From the word list obtained after parts-of-speech tagging, extract all the words having noun tag using regular expression:
Nouns_List = []
for Word in nltk.pos_tag(Words_List):
if re.match('[NN.*]', Word[1]):
Nouns_List.append(Word[0])
For each word in the Nouns_List, check whether it is an English word.
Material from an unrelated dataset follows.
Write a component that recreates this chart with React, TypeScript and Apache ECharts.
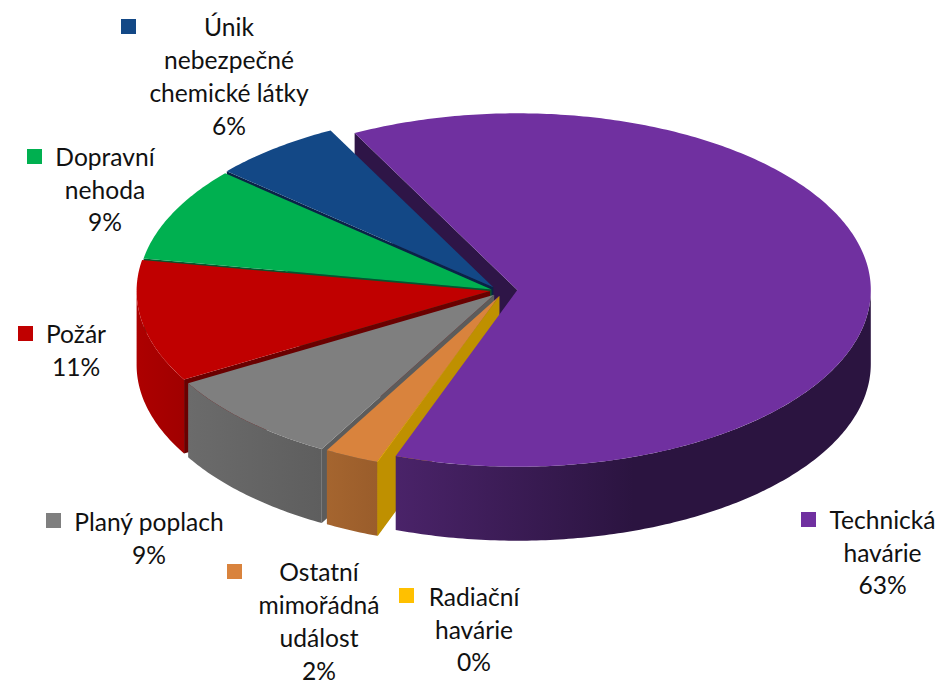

This can be done by checking whether synsets are available for that word in wordnet:
from nltk.corpus import wordnet
Names = []
for Nouns in Nouns_List:
if not wordnet.synsets(Nouns):
#Not an English word
Names.append(Nouns)
Since Indian names cannot be entries in English dictionary, this can be a possible method to extract them from a text.